Turkey’s economy experienced a strong growth upturn in 2017.
Turkey is to remain among the fastest-growing major emerging market (EM) economies, Qatar National Bank (QNB) said in its weekly analysis released on Saturday.
Turkey’s economy experienced a strong growth upturn in 2017. Growth accelerated to an estimated 6.8 percent compared with 3.2 percent in 2016. However, QNB expected the growth to moderate to 5.4 percent and 5.3 percent in 2018 and 2019, respectively.
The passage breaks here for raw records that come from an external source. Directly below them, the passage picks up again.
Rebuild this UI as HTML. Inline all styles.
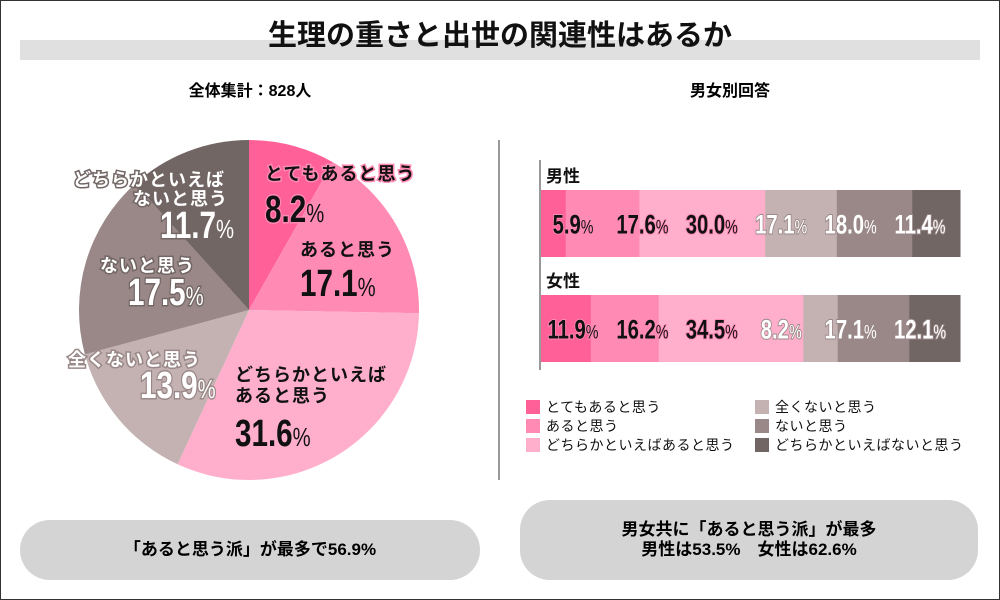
<!DOCTYPE html>
<html><head><meta charset="utf-8">
<style>
body{margin:0;width:1000px;height:600px;background:#fff;font-family:"Liberation Sans","Noto Sans CJK JP",sans-serif;overflow:hidden;position:relative}
.abs{position:absolute}
</style></head><body>
<div class="abs" style="left:0;top:0;width:998px;height:598px;border:1px solid #333"></div>
<div class="abs" style="left:20px;top:40px;width:960px;height:20px;background:#e0e0e0"></div>
<div class="abs" style="left:200px;top:16px;width:600px;text-align:center;font-size:29px;font-weight:bold;line-height:40px;color:#111">生理の重さと出世の関連性はあるか</div>
<div class="abs" style="left:100px;top:77px;width:300px;text-align:center;font-size:16px;font-weight:bold">全体集計：828人</div>
<div class="abs" style="left:600px;top:77px;width:260px;text-align:center;font-size:16px;font-weight:bold">男女別回答</div>
<div class="abs" style="left:498px;top:140px;width:2px;height:340px;background:#999"></div>
<svg id="chart" class="abs" style="left:0;top:0" width="1000" height="600"></svg>
<div class="abs" style="left:20px;top:520px;width:460px;height:60px;border-radius:30px;background:#d4d4d4;text-align:center;line-height:60px;font-size:17px;font-weight:bold">「あると思う派」が最多で56.9%</div>
<div class="abs" style="left:520px;top:500px;width:458px;height:80px;border-radius:30px;background:#d4d4d4;text-align:center;font-size:17px;font-weight:bold;line-height:20px;padding-top:20px;box-sizing:border-box">男女共に「あると思う派」が最多<br>男性は53.5%　女性は62.6%</div>
<script>
const categories=["とてもあると思う","あると思う","どちらかといえばあると思う","全くないと思う","ないと思う","どちらかといえばないと思う"];
const overall=[8.2,17.1,31.6,13.9,17.5,11.7];
const male=[5.9,17.6,30.0,17.1,18.0,11.4];
const female=[11.9,16.2,34.5,8.2,17.1,12.1];
const groups=["男性","女性"];
const colors=["#ff6098","#ff8ab4","#ffafcb","#c4b2b2","#9a8888","#726664"];
const svg=document.getElementById('chart');const NS="http://www.w3.org/2000/svg";
function mk(t,a,txt){const e=document.createElementNS(NS,t);for(const k in a)e.setAttribute(k,a[k]);if(txt!==undefined)e.textContent=txt;svg.appendChild(e);return e;}
const cx=249,cy=310,R=170;const tot=overall.reduce((a,b)=>a+b,0);
let acc=0;
overall.forEach((v,i)=>{const a0=acc/tot*2*Math.PI,a1=(acc+v)/tot*2*Math.PI;acc+=v;
const p=(a)=>[cx+R*Math.sin(a),cy-R*Math.cos(a)];const [x0,y0]=p(a0),[x1,y1]=p(a1);
const s=mk('path',{d:`M${cx},${cy}L${x0},${y0}A${R},${R} 0 ${a1-a0>Math.PI?1:0} 1 ${x1},${y1}Z`,fill:colors[i]});

});
const pieNames=[[["とてもあると思う",265,180]],[["あると思う",300,256]],[["どちらかといえば",235,381],["あると思う",235,402]],[["全くないと思う",68,366]],[["ないと思う",100,272]],[["どちらかといえば",73,186],["ないと思う",133,205]]];
const pieVal=[[265,222],[300,296],[235,446],[140,398],[128,305],[160,238]];
const darkText=[1,1,1,0,0,0];
overall.forEach((v,i)=>{const fill=darkText[i]?"#111":"#fff";
const st=i==0?"#ff8ab4":(darkText[i]?"none":colors[Math.min(i+1,5)]);
pieNames[i].forEach(([ln,x,y])=>{const t=mk('text',{x:x,y:y,'font-size':18,'font-weight':'bold',fill:fill,stroke:st,'stroke-width':3,'paint-order':'stroke','letter-spacing':1},ln);

});
const [x,y]=pieVal[i];
const t2=mk('text',{x:x,y:y,'font-size':38,'font-weight':'bold',fill:fill,stroke:st,'stroke-width':3,'paint-order':'stroke',transform:`translate(${x},0) scale(0.78,1) translate(${-x},0)`},v.toFixed(1));


const tp=document.createElementNS(NS,'tspan');tp.setAttribute('font-size','26');tp.setAttribute('font-weight','normal');tp.textContent='%';t2.appendChild(tp);});
const bx=541,bw=419,bh=67;const rows=[male,female];const by=[190,295];
mk('rect',{x:539,y:160,width:2,height:210,fill:'#999'});
rows.forEach((vals,r)=>{const lb=mk('text',{x:546,y:by[r]-8,'font-size':17,'font-weight':'bold',fill:'#111'},groups[r]);


const s=vals.reduce((a,b)=>a+b,0);let c=0;
vals.forEach((v,i)=>{const x=bx+c/s*bw,w=v/s*bw;c+=v;
const b=mk('rect',{x:x,y:by[r],width:w+0.5,height:bh,fill:colors[i]});

});
vals.forEach((v,i)=>{const lx=573+i*69.4;
const t=mk('text',{x:lx,y:by[r]+bh/2+10,'text-anchor':'middle','font-size':27,'font-weight':'bold',fill:i<3?'#111':'#fff',stroke:i<3?colors[1]:colors[4],'stroke-width':2,'paint-order':'stroke',transform:`translate(${lx},0) scale(0.75,1) translate(${-lx},0)`},v.toFixed(1));


const tp=document.createElementNS(NS,'tspan');tp.setAttribute('font-size','19');tp.setAttribute('font-weight','normal');tp.textContent='%';t.appendChild(tp);});});
categories.forEach((c,i)=>{const col=i<3?0:1;const x=col?755:526,y=400+(i%3)*19;
mk('rect',{x:x,y:y,width:14,height:14,fill:colors[i]});
const t=mk('text',{x:x+20,y:y+12,'font-size':14,fill:'#111','letter-spacing':0.5},c);

});
</script>
</body></html>
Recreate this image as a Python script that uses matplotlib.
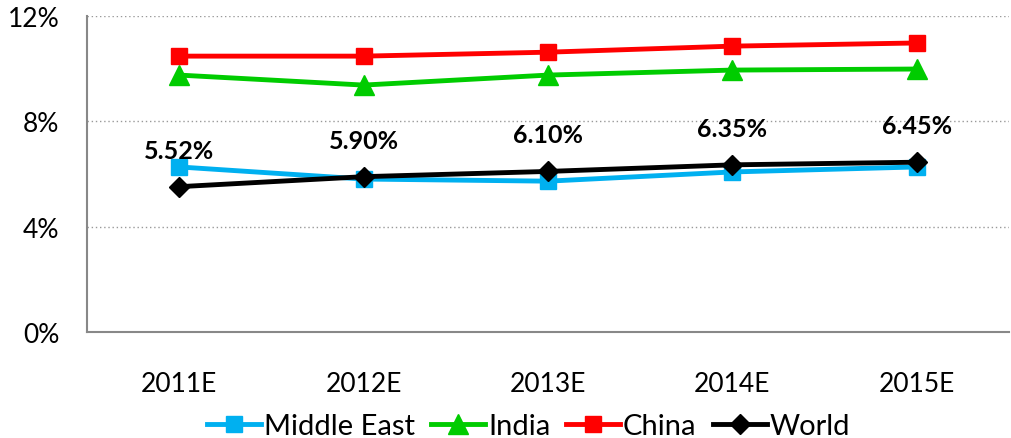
import matplotlib
matplotlib.use('Agg')
import matplotlib.pyplot as plt
import numpy as np

years = ['2011E', '2012E', '2013E', '2014E', '2015E']
middle_east = [6.27, 5.81, 5.73, 6.08, 6.27]
india = [9.76, 9.38, 9.76, 9.95, 9.99]
china = [10.48, 10.48, 10.63, 10.86, 10.98]
world = [5.52, 5.90, 6.10, 6.35, 6.45]
world_labels = ['5.52%', '5.90%', '6.10%', '6.35%', '6.45%']

plt.rcParams['font.family'] = ['Lato', 'DejaVu Sans']

fig = plt.figure(figsize=(10.11, 4.39), dpi=100)
ax = fig.add_axes([0.086, 0.2415, 0.912, 0.7195])

x = np.arange(len(years))

ax.plot(x, middle_east, color='#00b0f0', lw=3.5, marker='s', ms=12, label='Middle East', zorder=3)
ax.plot(x, india, color='#00cc00', lw=3.5, marker='^', ms=14, label='India', zorder=3)
ax.plot(x, china, color='#ff0000', lw=3.5, marker='s', ms=12, label='China', zorder=3)
ax.plot(x, world, color='black', lw=3.5, marker='D', ms=10, label='World', zorder=4)

# labels above the world line
for xi, yi, t in zip(x, world, world_labels):
    ax.annotate(t, (xi, yi), xytext=(0, 18), textcoords='offset points',
                ha='center', va='bottom', fontsize=18, fontweight='bold')

ax.set_xlim(-0.5, len(years) - 0.5)
ax.set_ylim(0, 12)
ax.set_yticks([0, 4, 8, 12])
ax.set_yticklabels(['0%', '4%', '8%', '12%'])
ax.set_xticks(x)
ax.set_xticklabels(years)
ax.tick_params(axis='both', length=0, labelsize=19)
ax.tick_params(axis='x', pad=28)
ax.tick_params(axis='y', pad=20)

ax.grid(axis='y', linestyle=(0, (1, 2)), color='#999999', lw=1)
ax.set_axisbelow(True)
for s in ['top', 'right']:
    ax.spines[s].set_visible(False)
for s in ['left', 'bottom']:
    ax.spines[s].set_color('#888888')
    ax.spines[s].set_linewidth(1.5)

ax.legend(loc='upper center', bbox_to_anchor=(0.479, -0.22), ncol=4, frameon=False,
          fontsize=21, handlelength=1.85, handletextpad=0.1, columnspacing=0.55,
          borderaxespad=0)

fig.savefig('out.png', dpi=100)
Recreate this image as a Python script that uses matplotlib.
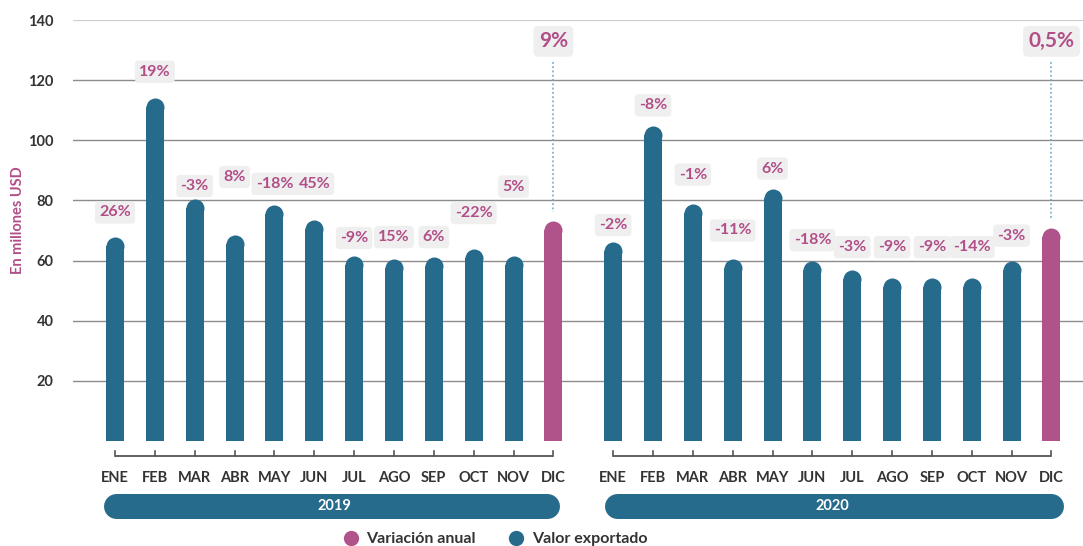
import matplotlib
matplotlib.use("Agg")
import matplotlib.pyplot as plt
from matplotlib.lines import Line2D
import numpy as np

# ---------------- data ----------------
months = ["ENE", "FEB", "MAR", "ABR", "MAY", "JUN", "JUL", "AGO", "SEP", "OCT", "NOV", "DIC"]
years = ["2019", "2020"]
values_2019 = [67.9, 114.2, 80.4, 68.5, 78.5, 73.5, 61.6, 60.4, 61.3, 63.9, 61.6, 73.3]
values_2020 = [66.1, 104.6, 78.7, 60.5, 83.8, 60.0, 56.9, 54.3, 54.3, 54.3, 60.0, 70.9]
labels_2019 = ["26%", "19%", "-3%", "8%", "-18%", "45%", "-9%", "15%", "6%", "-22%", "5%", "9%"]
labels_2020 = ["-2%", "-8%", "-1%", "-11%", "6%", "-18%", "-3%", "-9%", "-9%", "-14%", "-3%", "0,5%"]
# label heights (in axis units) as placed in the reference
label_y_2019 = [76.0, 122.8, 84.8, 87.8, 85.5, 85.5, 67.5, 67.8, 67.8, 75.8, 84.6, 132.9]
label_y_2020 = [71.8, 111.6, 88.6, 70.0, 90.6, 66.8, 64.5, 64.5, 64.5, 64.5, 68.3, 132.9]
yticks = [20, 40, 60, 80, 100, 120, 140]
legend_labels = ["Variación anual", "Valor exportado"]
ylabel = "En millones USD"

# ---------------- style ----------------
BLUE = "#266a8c"
PINK = "#b0538b"
PINK_TXT = "#b24e88"
DARK = "#333333"
BOXC = "#efefef"
FONT = "Lato"

W, H = 1083, 546
fig = plt.figure(figsize=(W / 100, H / 100), dpi=100)
ax_left, ax_right, ax_bottom, ax_top = 73, 1083, 441, 20
ax = fig.add_axes([ax_left / W, (H - ax_bottom) / H, (ax_right - ax_left) / W, (ax_bottom - ax_top) / H])

px0, step = 115.0, 39.85
x19 = np.arange(12, dtype=float)
x20 = np.arange(12, dtype=float) + 12.5
ax.set_xlim((ax_left - px0) / step, (ax_right - px0) / step)
ax.set_ylim(0, 140)

ypx = (ax_bottom - ax_top) / 140.0  # pixels per y unit
def py(px_below):  # pixels below axis bottom -> data y
    return -px_below / ypx

for s in ax.spines.values():
    s.set_visible(False)
ax.set_xticks([])
ax.set_yticks(yticks)
ax.set_yticklabels([str(v) for v in yticks], fontsize=10.5, color=DARK, fontfamily=FONT, fontweight="bold")
ax.tick_params(axis="y", length=0, pad=14)
ax.yaxis.grid(True, color="#8c8c8c", lw=1.0)
ax.set_axisbelow(True)
gl = ax.get_ygridlines()
gl[-1].set_color("#cfcfcf")
gl[-1].set_linewidth(1.6)

bar_w = 18.0 / step
r_y = 9.0 / ypx
ms = 18.0 * 72 / 100

def draw_year(xs, vals, labs, laby):
    cols = [BLUE] * 11 + [PINK]
    v = np.array(vals)
    ax.bar(xs, v - r_y, width=bar_w, color=cols, zorder=3, linewidth=0)
    for x, val, c in zip(xs, v, cols):
        ax.plot([x], [val - r_y], marker="o", ms=ms, color=c, mec="none", zorder=3)
    for i, (x, lab, ly) in enumerate(zip(xs, labs, laby)):
        big = i == 11
        ax.text(x, ly, lab, ha="center", va="center", fontsize=15 if big else 11.5,
                color=PINK_TXT, fontfamily=FONT, fontweight="bold", zorder=5,
                bbox=dict(boxstyle="round,pad=0.26,rounding_size=0.25", fc=BOXC, ec="none"))
    # dotted guide for the annual variation
    ax.plot([xs[-1], xs[-1]], [126.0, v[-1] + 2.7], ls=(0, (1.2, 1.6)), color="#6aa6c8", lw=1.1, zorder=2)
    # bracket axis
    yb, yt = py(15), py(10)
    ax.plot([xs[0], xs[-1]], [yb, yb], color="#555555", lw=1.3, clip_on=False, solid_capstyle="butt")
    for x in xs:
        ax.plot([x, x], [yb, yt], color="#555555", lw=1.2, clip_on=False)
    for x, m in zip(xs, months):
        ax.text(x, py(37), m, ha="center", va="center", fontsize=10.5, color=DARK,
                fontfamily=FONT, fontweight="bold", clip_on=False)

draw_year(x19, values_2019, labels_2019, label_y_2019)
draw_year(x20, values_2020, labels_2020, label_y_2020)

# year pills
pill_lw = 25.0 * 72 / 100
for xs, yr, a, b in [(x19, years[0], 0.03, -0.17), (x20, years[1], 0.09, 0.0)]:
    ax.plot([xs[0] + a, xs[-1] + b], [py(65), py(65)], color=BLUE, lw=pill_lw,
            solid_capstyle="round", clip_on=False)
    ax.text((xs[0] + xs[-1]) / 2, py(65), yr, ha="center", va="center", fontsize=10.5,
            color="white", fontfamily=FONT, fontweight="bold", clip_on=False)

# y label
fig.text(18 / W, 1 - 220 / H, ylabel, rotation=90, ha="center", va="center", fontsize=10.5,
         color=PINK_TXT, fontfamily=FONT, fontweight="bold")

# legend
handles = [Line2D([], [], marker="o", ls="none", ms=11, color=PINK, mec="none"),
           Line2D([], [], marker="o", ls="none", ms=11, color=BLUE, mec="none")]
leg = fig.legend(handles, legend_labels, loc="center", bbox_to_anchor=(495 / W, 1 - 539 / H),
                 ncol=2, frameon=False, handletextpad=0.5, columnspacing=2.0, handlelength=1.0,
                 prop={"family": FONT, "size": 11.5, "weight": "bold"})
for t in leg.get_texts():
    t.set_color(DARK)

fig.savefig("out.png", dpi=100)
According to QNB, there are three main factors driving Turkey’s growth trajectory:
1. Credit fund
- 2017: The Turkish government launched a 250bn Turkish lira (approximately $70bn) credit guarantee fund (CGF), which guarantees loans to the private sector and is focused on lending to small and medium enterprises.
- By the end of 2017, 80 percent of the CGF had been utilized and loan growth reached 20.8 percent, driving a surge in gross domestic product (GDP) growth.
- 2018: With the majority of the CGF utilized, credit growth is expected to moderate in 2018 and 2019, causing growth to ease.
- However, loans made under the CGF are expected to be rolled over when they mature and the additional 20 percent is expected to be fully disbursed over the next two years, keeping financial conditions accommodative.
2. Exports and tourism
Turkey’s exports in 2017 grew by an estimated 12.9 percent, driven by increased tourism.
- Turkey’s largest trading partner is Europe, and growth in the European Union (EU) picked up from 1.9 percent in 2016 to 2.3 percent in 2017, pushing up demand for imports from Turkey.
- In addition, tourist arrivals bounced back after depressed levels in 2016. Arrivals gained by 27.9 percent in 2017 compared with a 30.1 percent contraction in 2016.
- But EU growth is expected to ease to 2.1 percent and 1.8 percent in 2018 and 2019, respectively, and tourist flows, also highly dependent on European growth, are unlikely to accelerate, given the rapid growth in 2017.
3. Fiscal policy
- The authorities eased fiscal policy in 2017, with lower taxes on durable goods and property.
- The fiscal deficit widened to 1.5 percent of GDP in 2017 from 1.3 percent in 2016.
- The deficit is projected to rise to 2.0 percent of GDP by 2019. This should partly offset less credit stimulus and softer external demand.